• _WORK INSTRUCTIONS_
Line by line, repeat the data below exactly, beginning at the first line and ending at the line with "import numpy as np". Omit pictures.

• _SUPPLIED DATA_
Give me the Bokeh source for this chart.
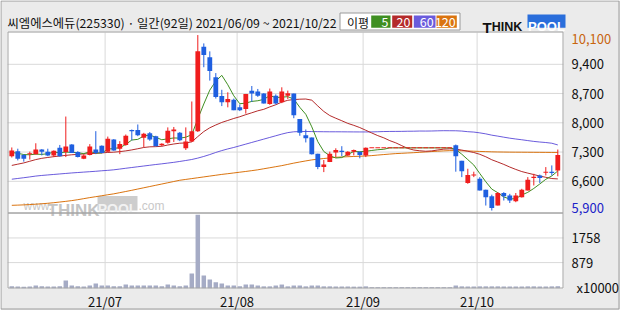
from bokeh.plotting import figure
from bokeh.models import Range1d
from bokeh.embed import file_html
from bokeh.resources import INLINE
from bokeh.core.properties import value
import numpy as np

# ---------------- data ----------------
title_text = "씨엠에스에듀(225330) · 일간(92일) 2021/06/09 ~ 2021/10/22"
legend_title = "이평"
legend_periods = ["5", "20", "60", "120"]

opens = [7200, 7320, 7230, 7250, 7250, 7360, 7310, 7220, 7400, 7300,
         7480, 7300, 7140, 7230, 7360, 7450, 7310, 7600, 7380, 7470,
         7830, 7830, 7640, 7750, 7680, 7460, 7520, 7800, 7760, 7390,
         7550, 7800, 9820, 9570, 9090, 8640, 8490, 8550, 8370, 8330,
         8770, 8750, 8700, 8450, 8650, 8490, 8650, 8700, 8090, 7700,
         7650, 7260, 6940, 7060, 7290, 7330, 7220, 7310, 7310, 7220,
         7400, 7400, 7400, 7400, 7400, 7400, 7400, 7400, 7400, 7400,
         7400, 7400, 7400, 7400, 7460, 7090, 6560, 6740, 6660, 6400,
         6240, 6020, 6320, 6260, 6120, 6220, 6380, 6680, 6740, 6810,
         6830, 6860]
highs = [7410, 7380, 7250, 7310, 7510, 7370, 7380, 7340, 7470, 8150,
         7490, 7320, 7250, 7490, 7800, 7460, 7670, 7610, 7560, 7720,
         7840, 7960, 7760, 7780, 7690, 7510, 7890, 7900, 7780, 7890,
         8510, 10100, 9900, 9710, 9190, 8790, 8730, 8580, 8440, 8690,
         8880, 8810, 8710, 8820, 8680, 8850, 8770, 8700, 8090, 7840,
         7650, 7260, 7110, 7310, 7390, 7440, 7320, 7360, 7310, 7410,
         7400, 7400, 7400, 7400, 7400, 7400, 7400, 7400, 7400, 7400,
         7400, 7400, 7400, 7400, 7480, 7090, 6900, 6830, 6700, 6400,
         6280, 6340, 6340, 6300, 6320, 6420, 6700, 6780, 6760, 6940,
         6980, 7360]
lows = [7170, 7100, 7070, 7120, 7240, 7220, 7200, 7180, 7190, 7180,
        7280, 7170, 7130, 7220, 7250, 7270, 7300, 7330, 7250, 7450,
        7580, 7680, 7420, 7570, 7440, 7440, 7500, 7540, 7560, 7350,
        7540, 7780, 9330, 9010, 8580, 8400, 8370, 8300, 8280, 8220,
        8500, 8620, 8460, 8430, 8440, 8470, 8570, 8110, 7690, 7530,
        7240, 6890, 6820, 7060, 7180, 7200, 7200, 7220, 7150, 7180,
        7400, 7400, 7400, 7400, 7400, 7400, 7400, 7400, 7400, 7400,
        7400, 7400, 7400, 7400, 6830, 6700, 6540, 6700, 6380, 6020,
        5900, 6020, 6140, 6080, 6100, 6210, 6380, 6500, 6560, 6740,
        6740, 6720]
closes = [7340, 7140, 7140, 7270, 7360, 7310, 7220, 7330, 7200, 7430,
          7280, 7180, 7220, 7430, 7280, 7280, 7620, 7340, 7490, 7690,
          7800, 7700, 7740, 7600, 7440, 7500, 7810, 7840, 7580, 7550,
          7800, 9710, 9620, 9240, 8620, 8490, 8570, 8300, 8300, 8690,
          8700, 8650, 8460, 8750, 8460, 8750, 8710, 8180, 7760, 7630,
          7250, 6940, 7000, 7260, 7350, 7300, 7310, 7350, 7230, 7400,
          7400, 7400, 7400, 7400, 7400, 7400, 7400, 7400, 7400, 7400,
          7400, 7400, 7400, 7400, 7200, 6840, 6750, 6760, 6380, 6220,
          5960, 6320, 6240, 6140, 6260, 6400, 6640, 6710, 6680, 6820,
          6800, 7230]
volumes = [30, 25, 20, 25, 60, 30, 25, 25, 30, 240,
           60, 30, 25, 60, 130, 60, 60, 30, 30, 95,
           60, 60, 60, 60, 60, 30, 95, 60, 30, 60,
           490, 2590, 420, 275, 180, 130, 60, 60, 30, 95,
           95, 60, 30, 30, 60, 95, 30, 60, 60, 30,
           60, 60, 30, 30, 25, 25, 25, 20, 20, 30,
           0, 0, 0, 0, 0, 0, 0, 0, 0, 0,
           0, 0, 0, 0, 60, 30, 25, 25, 30, 30,
           30, 30, 25, 25, 25, 25, 30, 30, 25, 25,
           30, 35]
ma5 = [7290, 7270, 7240, 7235, 7250, 7244, 7260, 7298, 7284, 7298,
       7292, 7284, 7262, 7308, 7278, 7278, 7366, 7390, 7402, 7484,
       7588, 7604, 7684, 7706, 7654, 7594, 7617, 7637, 7633, 7655,
       7716, 8094, 8450, 8783, 8998, 9136, 8910, 8646, 8456, 8471,
       8512, 8528, 8560, 8651, 8604, 8614, 8625, 8568, 8370, 8203,
       7903, 7549, 7313, 7213, 7158, 7168, 7243, 7313, 7308, 7318,
       7338, 7356, 7367, 7400, 7400, 7400, 7400, 7400, 7400, 7400,
       7400, 7400, 7400, 7400, 7360, 7248, 7119, 6990, 6786, 6589,
       6413, 6327, 6225, 6177, 6185, 6273, 6336, 6429, 6536, 6648,
       6729, 6847]
ma20 = [6980, 7010, 7040, 7080, 7120, 7150, 7170, 7190, 7205, 7220,
        7235, 7245, 7255, 7262, 7270, 7280, 7290, 7297, 7310, 7328,
        7351, 7379, 7409, 7425, 7429, 7438, 7468, 7493, 7512, 7518,
        7544, 7670, 7790, 7881, 7948, 8009, 8056, 8104, 8145, 8195,
        8240, 8287, 8323, 8381, 8432, 8495, 8539, 8556, 8565, 8569,
        8541, 8403, 8272, 8173, 8109, 8049, 7986, 7939, 7886, 7821,
        7756, 7693, 7640, 7573, 7520, 7452, 7387, 7348, 7330, 7319,
        7327, 7350, 7370, 7377, 7370, 7347, 7319, 7289, 7246, 7187,
        7115, 7061, 7004, 6941, 6884, 6833, 6796, 6761, 6725, 6696,
        6666, 6657]
ma60 = [6650, 6668, 6686, 6705, 6725, 6740, 6752, 6764, 6776, 6788,
        6800, 6810, 6820, 6830, 6840, 6852, 6862, 6875, 6893, 6912,
        6930, 6948, 6966, 6984, 7002, 7018, 7036, 7054, 7075, 7098,
        7122, 7155, 7195, 7240, 7290, 7335, 7375, 7410, 7450, 7490,
        7530, 7570, 7610, 7650, 7690, 7730, 7765, 7785, 7790, 7792,
        7790, 7788, 7786, 7785, 7785, 7784, 7783, 7782, 7781, 7781,
        7782, 7786, 7791, 7793, 7794, 7795, 7798, 7799, 7803, 7802,
        7804, 7808, 7811, 7810, 7809, 7802, 7787, 7778, 7759, 7735,
        7704, 7681, 7656, 7632, 7612, 7594, 7574, 7555, 7540, 7528,
        7511, 7470]
ma120 = [6025, 6030, 6036, 6043, 6052, 6062, 6074, 6088, 6104, 6120,
         6138, 6160, 6185, 6210, 6232, 6255, 6278, 6300, 6328, 6356,
         6385, 6415, 6445, 6475, 6505, 6535, 6565, 6595, 6625, 6645,
         6665, 6685, 6705, 6725, 6745, 6765, 6782, 6800, 6818, 6836,
         6855, 6875, 6900, 6925, 6950, 6975, 7005, 7035, 7062, 7088,
         7112, 7130, 7145, 7160, 7175, 7182, 7188, 7194, 7200, 7205,
         7215, 7228, 7240, 7252, 7263, 7270, 7278, 7285, 7294, 7303,
         7312, 7320, 7328, 7334, 7334, 7330, 7326, 7320, 7315, 7310,
         7305, 7302, 7300, 7298, 7297, 7296, 7295, 7294, 7293, 7292,
         7291, 7290]

month_idx = [16, 38, 59, 78]          # first trading day of each month
month_labels = ["21/07", "21/08", "21/09", "21/10"]
price_ticks = [6600, 7300, 8000, 8700, 9400]
vol_ticks = [879, 1758]
vol_unit = "x10000"

# ---------------- style / geometry ----------------
BG = "#ebebeb"
FRAME = "#a4a4a4"
OUTER = "#9c9c9c"
GRID = "#d9d9d9"
RED = "#f01d1d"
BLUE = "#1f5fe0"
MA_COLORS = ["#3f8f22", "#b42b2b", "#6a5bdc", "#da7410"]
VOL_COLOR = "#a5abc5"
FONT = "Noto Sans CJK KR"
LOGO_FONT = "Liberation Sans"

W, H = 620, 310
PX_PER_BAR = 6.0
X0_PX = 11.3                 # page x of the first candle centre
P_REF_PY, P_REF = 122.3, 8000
P_PER_PX = 700 / 29.25
V_ZERO_PY = 286.7
V_PER_PX = 35.7
PANEL_L, PANEL_R = 7, 563
PRICE_T, PRICE_B, VOL_B = 32, 213, 288


def px2x(px):
    return (px - X0_PX) / PX_PER_BAR


def py2p(py):
    return P_REF - (py - P_REF_PY) * P_PER_PX


def py2v(py):
    return (V_ZERO_PY - py) * V_PER_PX


n = len(closes)
idx = np.arange(n)
o = np.array(opens, float)
c = np.array(closes, float)
h = np.array(highs, float)
lo = np.array(lows, float)
up = c >= o
cols = np.where(up, RED, BLUE).tolist()
top = np.maximum(o, c)
bot = np.minimum(o, c)
thin = (top - bot) < 24
mid = (top + bot) / 2
top = np.where(thin, mid + 12, top)
bot = np.where(thin, mid - 12, bot)

p = figure(width=W, height=H, x_range=Range1d(px2x(0), px2x(W)),
           y_range=Range1d(py2p(H), py2p(0)),
           x_axis_type=None, y_axis_type=None, toolbar_location=None,
           output_backend="svg", min_border=0)
p.extra_x_ranges = {"px": Range1d(0, W)}
p.extra_y_ranges = {"py": Range1d(H, 0), "vol": Range1d(py2v(H), py2v(0))}
p.outline_line_color = None
p.background_fill_color = BG
p.border_fill_color = BG
p.grid.visible = False

PXY = dict(x_range_name="px", y_range_name="py")

# panels
p.quad(left=[PANEL_L, PANEL_L], right=[PANEL_R, PANEL_R], top=[PRICE_T, PRICE_B],
       bottom=[PRICE_B, VOL_B], fill_color="white", line_color=None, **PXY)

# grid lines
grid_x = [m - 0.45 for m in month_idx]
p.segment(x0=PANEL_L, x1=PANEL_R, y0=price_ticks, y1=price_ticks,
          line_color=GRID, line_width=1, x_range_name="px")
p.segment(x0=PANEL_L, x1=PANEL_R, y0=vol_ticks, y1=vol_ticks,
          line_color=GRID, line_width=1, x_range_name="px", y_range_name="vol")
p.segment(x0=grid_x, x1=grid_x, y0=PRICE_T, y1=VOL_B, line_color=GRID, line_width=1,
          y_range_name="py")

# watermark
p.text(x=[23], y=[205], text=["www."], text_font=value(LOGO_FONT), text_font_size="12px",
       text_color="#c8c8c8", text_baseline="middle", **PXY)
p.text(x=[47], y=[209.5], text=["THINK"], text_font=value(LOGO_FONT), text_font_size="17px",
       text_font_style="bold", text_color="#c4c4c4", text_baseline="alphabetic", **PXY)
p.quad(left=[97], right=[137], top=[195.5], bottom=[210], fill_color="#cdcdcd",
       line_color=None, **PXY)
p.text(x=[117], y=[208.5], text=["POOL"], text_font=value(LOGO_FONT), text_font_size="14px",
       text_font_style="bold", text_color="#f2f2f2", text_align="center",
       text_baseline="alphabetic", **PXY)
p.text(x=[138], y=[205], text=[".com"], text_font=value(LOGO_FONT), text_font_size="12px",
       text_color="#c8c8c8", text_baseline="middle", **PXY)

# moving averages
for ma, col in zip([ma120, ma60, ma20, ma5], MA_COLORS[::-1]):
    p.line(idx, ma, line_color=col, line_width=1)

# candles
p.segment(x0=idx, y0=h, x1=idx, y1=lo, line_color=cols, line_width=1)
p.vbar(x=idx, width=0.8, top=top, bottom=bot, fill_color=cols, line_color=None)

# volume
p.vbar(x=idx, width=0.75, top=volumes, bottom=-36, fill_color=VOL_COLOR, line_color=None,
       y_range_name="vol")

# panel outlines and outer border
p.quad(left=[PANEL_L + 0.5, PANEL_L + 0.5], right=[PANEL_R - 0.5, PANEL_R - 0.5],
       top=[PRICE_T - 0.5, PRICE_B - 0.5], bottom=[PRICE_B - 0.5, VOL_B - 0.5],
       fill_color=None, line_color=FRAME, line_width=1, **PXY)
p.quad(left=[0.5], right=[W - 1.5], top=[0.5], bottom=[H - 1.5], fill_color=None,
       line_color=OUTER, line_width=1, **PXY)

# header: title
p.text(x=[7], y=[22.6], text=[title_text], text_font=value(FONT), text_font_size="12.3px",
       text_color="#111111", text_baseline="middle", **PXY)
# header: legend
p.quad(left=[339.5], right=[459.5], top=[12.5], bottom=[29.5], fill_color="white",
       line_color="#9a9a9a", line_width=1, **PXY)
p.text(x=[346.5], y=[21.8], text=[legend_title], text_font=value(FONT), text_font_size="12px",
       text_color="#111111", text_baseline="middle", **PXY)
p.quad(left=[370.7, 391.7, 413.3, 436.0], right=[390.0, 411.7, 435.0, 456.3],
       top=15, bottom=27.3, fill_color=MA_COLORS, line_color=None, **PXY)
p.text(x=[388.0, 410.0, 433.2, 455.2], y=21.4, text=legend_periods, text_font=value(FONT),
       text_font_size="12.5px", text_color="white", text_align="right",
       text_baseline="middle", **PXY)
# header: logo
p.text(x=[482], y=[26.6], text=["T"], text_font=value(LOGO_FONT), text_font_style="bold",
       text_font_size="15px", text_color="#111111", text_baseline="alphabetic", **PXY)
p.text(x=[491.3], y=[26.6], text=["HINK"], text_font=value(LOGO_FONT), text_font_style="bold",
       text_font_size="12.5px", text_color="#111111", text_baseline="alphabetic", **PXY)
p.quad(left=[527], right=[565], top=[14], bottom=[27.3], fill_color="#2a6edb",
       line_color=None, **PXY)
p.text(x=[546], y=[26.0], text=["POOL"], text_font=value(LOGO_FONT), text_font_style="bold",
       text_font_size="13px", text_color="white", text_align="center",
       text_baseline="alphabetic", **PXY)

# right price labels
hi_val = int(max(highs))
lo_val = int(min(lows))
p.text(x=571, y=price_ticks, text=[f"{v:,}" for v in price_ticks], text_font=value(FONT),
       text_font_size="13px", text_color="#111111", text_baseline="middle", x_range_name="px")
p.text(x=[571], y=[hi_val], text=[f"{hi_val:,}"], y_offset=4, text_font=value(FONT),
       text_font_size="13px", text_color="#c8650f", text_baseline="middle", x_range_name="px")
p.text(x=[571], y=[lo_val], text=[f"{lo_val:,}"], y_offset=-3, text_font=value(FONT),
       text_font_size="13px", text_color="#1c22c8", text_baseline="middle", x_range_name="px")

# volume labels
p.text(x=571, y=vol_ticks, text=[str(v) for v in vol_ticks], text_font=value(FONT),
       text_font_size="13px", text_color="#111111", text_baseline="middle",
       x_range_name="px", y_range_name="vol")
p.text(x=[576], y=[0], text=[vol_unit], text_font=value(FONT), text_font_size="13px",
       text_color="#111111", text_baseline="middle", x_range_name="px", y_range_name="vol")

# month labels
p.text(x=grid_x, y=301, text=month_labels, text_font=value(FONT), text_font_size="13px",
       text_color="#111111", text_align="center", text_baseline="middle", y_range_name="py")

open("out.html", "w").write(file_html(p, INLINE))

• _CORRECT RESPONSE_
Give me the Bokeh source for this chart.
from bokeh.plotting import figure
from bokeh.models import Range1d
from bokeh.embed import file_html
from bokeh.resources import INLINE
from bokeh.core.properties import value
import numpy as np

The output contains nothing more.